Сравнительно передовая образность первой строки (кстати, сходная с началом стихотворения Фроста «Woodpile» («Дрова»)[348]
) быстро теряет это качество, превращаясь в типичное для стиля fin-de-siècle сравнение, которое даже в момент, когда писалось это стихотворение, могло бы отдавать затхлостью стилизации. Почему наш поэт не стремится найти здесь более свежие слова, почему он удовлетворяется столь явно викторианскими — даже вордсвортовскими тропами[349], почему не пытается обогнать свое время — на что он безусловно способен?Во-первых, потому что поэзия еще не стала крысиными бегами. Во-вторых, потому что в этот момент стихотворение находится в фазе экспозиции. Экспозиция стихотворения — самая своеобразная его часть, поскольку на этом этапе поэт в большинстве случаев не знает, в каком направлении оно будет двигаться дальше. Поэтому экспозиция нередко бывает затянутой, особенно у английских поэтов и особенно в девятнадцатом веке. В целом, по ту сторону Атлантики у них шире поле отсылок и ассоциаций, тогда как по нашу мы предоставлены в основном сами себе. Добавьте к этому чистое удовольствие от писания стихов, от вкрапления разнообразных отголосков в фактуру, и вы поймете, что представление, будто кто-то «опережает время», при всей своей похвальной окраске, по сути есть результат оценки задним числом. Во втором четверостишии второй строфы Гарди определенно отстает от своего времени и совершенно этого не стесняется.

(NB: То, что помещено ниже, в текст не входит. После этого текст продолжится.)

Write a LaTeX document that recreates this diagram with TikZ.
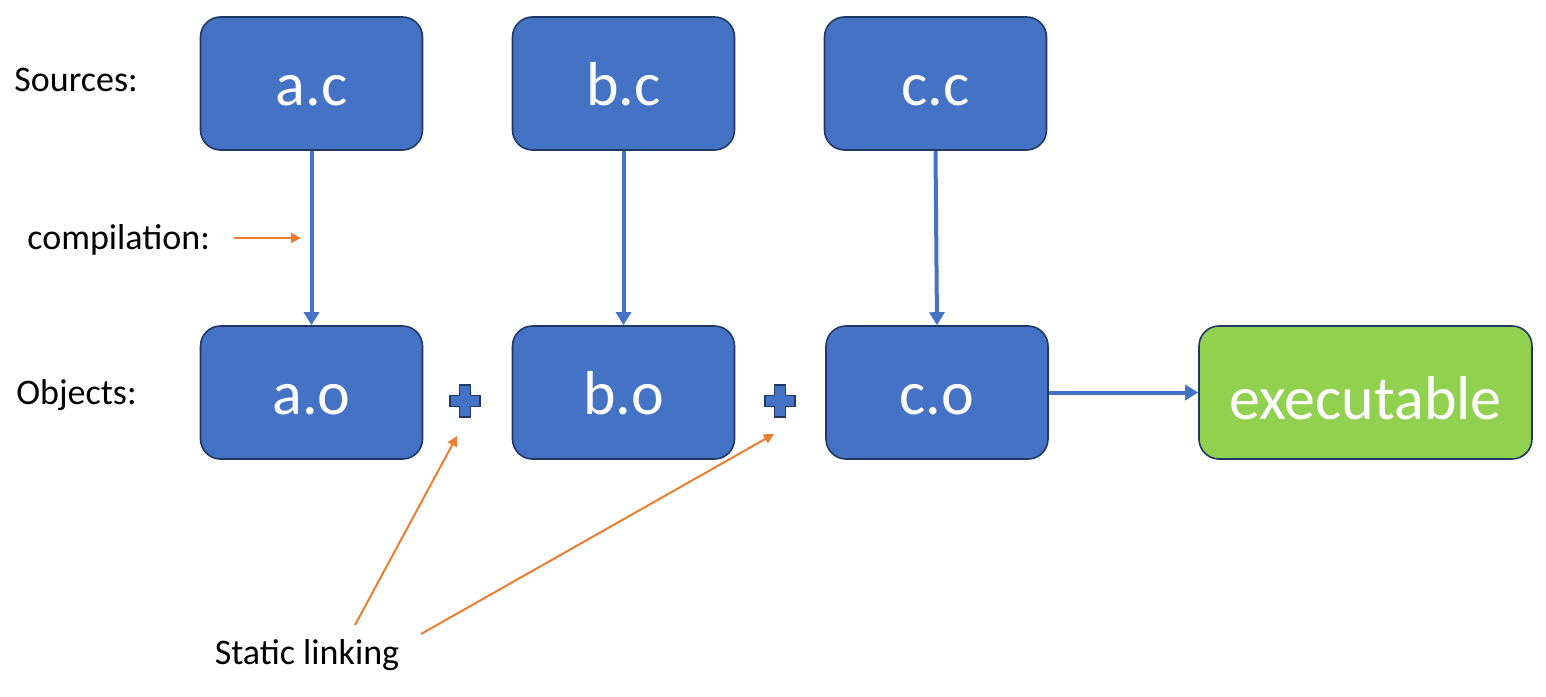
\documentclass[tikz,border=0pt]{standalone}
\usepackage{fontspec}
\setmainfont{Carlito}
\usetikzlibrary{arrows.meta}
\definecolor{boxblue}{HTML}{4472C4}
\definecolor{boxedge}{HTML}{1F3864}
\definecolor{boxgreen}{HTML}{92D050}
\definecolor{arrorange}{HTML}{ED7D31}
\tikzset{
  box/.style={draw=boxedge, line width=0.8pt, fill=boxblue, rounded corners=10pt,
    minimum width=111pt, minimum height=66.5pt, inner sep=0pt,
    text height=22pt, text depth=0pt,
    text=white, font=\fontsize{31}{36}\selectfont},
  greenbox/.style={box, fill=boxgreen, minimum width=166.5pt, text height=27pt},
  lbl/.style={font=\fontsize{18}{22}\selectfont, inner sep=0pt},
  flow/.style={draw=boxblue, line width=2pt, -{Triangle[length=6.5pt,width=7.5pt]}},
  note/.style={draw=arrorange, line width=1pt, -{Triangle[length=5pt,width=5pt]}},
  plussign/.pic={\draw[boxedge, fill=boxblue, line width=0.8pt]
    (-5.5,-16) -- (5.5,-16) -- (5.5,-5.5) -- (15,-5.5) -- (15,5.5) -- (5.5,5.5)
    -- (5.5,16) -- (-5.5,16) -- (-5.5,5.5) -- (-15,5.5) -- (-15,-5.5) -- (-5.5,-5.5) -- cycle;}
}
\begin{document}
\begin{tikzpicture}[x=0.5pt,y=-0.5pt]
\useasboundingbox (0,0) rectangle (1546,696);
% sources
\node[box] (ac) at (311.5,83.5) {a.c};
\node[box] (bc) at (623.5,83.5) {b.c};
\node[box] (cc) at (935.5,83.5) {c.c};
% objects
\node[box] (ao) at (311.5,392.5) {a.o};
\node[box] (bo) at (623.5,392.5) {b.o};
\node[box] (co) at (937,392.5) {c.o};
\node[greenbox] (ex) at (1365.5,392.5) {executable};
% labels
\node[lbl, anchor=west] (src) at (14,80) {Sources:};
\node[lbl, anchor=west] (cmp) at (27,240) {compilation:};
\node[lbl, anchor=west] (obj) at (16,395) {Objects:};
\node[lbl] (sl) at (307,655) {Static linking};
% plus signs
\coordinate (p1) at (465,401);
\coordinate (p2) at (780,401);
\pic at (p1) {plussign};
\pic at (p2) {plussign};
% flows
\draw[flow] (ac) -- (ao);
\draw[flow] (bc) -- (bo);
\draw[flow] (cc.south) -- (co.north);
\draw[flow] (co) -- (ex);
% orange notes
\coordinate (c1) at (234,238);
\coordinate (c2) at (301,238);
\draw[note] (c1) -- (c2);
\coordinate (s1) at (355,625);
\coordinate (t1) at (457,436);
\coordinate (s2) at (421,634);
\coordinate (t2) at (774,434);
\draw[note] (s1) -- (t1);
\draw[note] (s2) -- (t2);
\end{tikzpicture}
\end{document}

Более того, ему это нравится. Эти стихи звучат, как баллада — термин, возникший от слова ballare — танцевать. Это — один из краеугольных камней поэтики Гарди. Надо бы кому-нибудь подсчитать долю балладных размеров в его творчестве — весьма вероятно, что она составит свыше пятидесяти процентов. Объясняется это не столько тем, что в юности Гарди имел привычку играть на скрипке на деревенских ярмарках, сколько пристрастием английской баллады к кровавым преступлениям с последующей расплатой и присущей балладе атмосферой danse macabre. Главная привлекательность балладных мелодий — в их танцевальном — игривом, если угодно, — наименовании, которое с порога объявляет о своей искусственности. Баллада и, в широком смысле, восходящие к балладе размеры сообщают читателю следующее: «Смотри, я не совсем всамделишная». А поэзия слишком древнее искусство, чтобы упустить такую возможность продемонстрировать понимание собственной природы. Так что, другими словами, преобладание такого типа мелодий просто совпадает — лучше сказать, естественно накладывается на агностическое мировоззрение Гарди, попутно оправдывая старинные обороты («haunted nigh») и избитые рифмы («lyres / fires») — впрочем, разумеется, «lyres» (лиры) здесь призваны оповестить нас об автоотсылочном аспекте стихотворения.
Аспект этот со всей полнотой представлен в следующей строфе, которая есть слияние экспозиции и изложения темы. Конец века изображается здесь как смерть человека, лежащего, можно сказать, на одре. Чтобы глубже оценить этот подход, нужно вспомнить про другое ремесло Томаса Гарди: церковный архитектор. В этом отношении он предпринимает здесь нечто абсолютно замечательное, помещая труп времени в церковь стихий. Предприятие это ему созвучно прежде всего потому, что шестьдесят лет он и сам прожил с этим веком. В каком-то смысле он — владелец и здания и большой части его содержимого. Это двойное сродство обусловлено не только данным пейзажем в данное время года, но и привычным самоуничижением, тем более убедительным, когда тебе — шестьдесят.
Тот факт, что ему предстояло прожить еще двадцать восемь лет (по ходу которых он снова женился, когда ему было семьдесят четыре[350]
), не имеет никакого значения, поскольку сам он никак о такой перспективе знать не мог. Любознательный читатель, возможно, даже пристально всмотрится в слово «shrunken» (сократился, съежился) и оценит эвфемистический оттенок в «pulse of germ and birth» (ритм зачатия и рождения). Однако это было бы и мелко и несущественно, поскольку психологический пафос этого четверостишия грандиознее и много радикальнее, чем любая личная жалоба. Оно заканчивается словом «I» (я), и зияющая цезура после «fervourless» (остылый) придает этому «as I» (как я) колоссальную уникальность.